Despite his successes, Trotsky’s uncompromising approach also led to conflicts within the Bolshevik leadership. His insistence on strict discipline and his clashes with other prominent figures, including Joseph Stalin, sowed the seeds of future power struggles. The Civil War period also saw the implementation of harsh measures, such as the Red Terror, which involved the execution and repression of perceived enemies of the revolution.
The Power Struggle and Exile (1921-1929)
After the end of the Civil War, Trotsky found himself increasingly at odds with the direction of the Bolshevik government. The New Economic Policy (NEP), introduced by Lenin in 1921, represented a temporary retreat from socialist policies to revive the war-torn economy. Trotsky was critical of the NEP, arguing that it compromised the principles of the revolution and would lead to the rise of a new bourgeoisie.
Lenin’s death in 1924 exacerbated the power struggle within the Bolshevik Party. Trotsky, who was widely regarded as Lenin’s natural successor, faced stiff opposition from a faction led by Stalin, Zinoviev, and Kamenev. The resulting power struggle saw Trotsky increasingly marginalized and his supporters purged from key positions within the party and government.
Trotsky’s criticisms of the party leadership and his calls for greater democracy and accountability within the party further isolated him. In 1927, he was expelled from the Communist Party and subsequently exiled to Alma-Ata (now Almaty) in Kazakhstan. The following year, he was deported from the Soviet Union altogether and settled in Turkey.
Life in Exile and Continued Opposition (1929-1940)
Exiled from the Soviet Union, Trotsky continued his political activities, writing extensively and organizing opposition to Stalin’s regime. He settled in various countries, including Turkey, France, and Norway, before finally finding refuge in Mexico in 1937. During this period, he published numerous works, including his autobiography “My Life” and “The Revolution Betrayed,” in which he critiqued the degeneration of the Soviet Union under Stalin.
Trotsky’s time in Mexico was marked by his efforts to build a Fourth International, an organization aimed at uniting revolutionary socialists worldwide in opposition to both Stalinism and capitalism. Despite facing numerous challenges, including constant surveillance and threats to his life, Trotsky remained committed to his revolutionary ideals.

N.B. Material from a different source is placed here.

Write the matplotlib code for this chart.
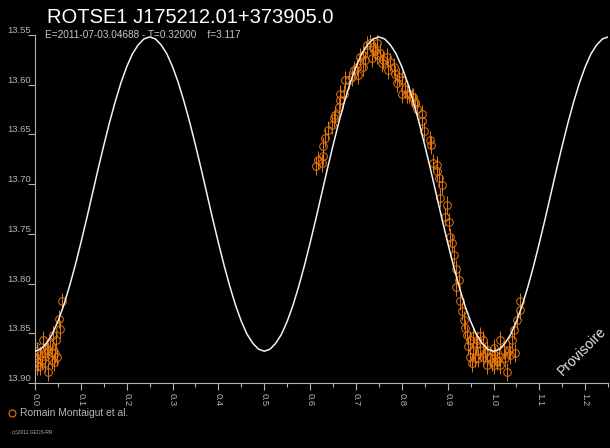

In 1940, Trotsky’s long-standing conflict with Stalin reached its tragic conclusion. On August 20, 1940, Trotsky was attacked in his home in Coyoacán, Mexico, by Ramón Mercader, an NKVD agent. Trotsky succumbed to his injuries the following day, marking the end of a life dedicated to revolutionary struggle.
Legacy and Historical Impact
Leon Trotsky’s legacy is one of both admiration and controversy. His contributions to Marxist theory, particularly his concept of permanent revolution, have had a lasting impact on socialist thought. His role in the Russian Revolution and the Civil War demonstrated his organizational prowess and his unwavering commitment to the cause of socialism.
However, Trotsky’s legacy is also marked by the brutal measures he endorsed during the Civil War and his often contentious relationships with fellow revolutionaries. His opposition to Stalin and his critique of the Soviet Union’s direction under Stalinism have made him a symbol of the struggle against bureaucratic degeneration and totalitarianism.
Trotsky’s writings and ideas continue to influence leftist movements and thinkers around the world. His life serves as a testament to the complexities and challenges of revolutionary leadership and the enduring struggle for social and political change.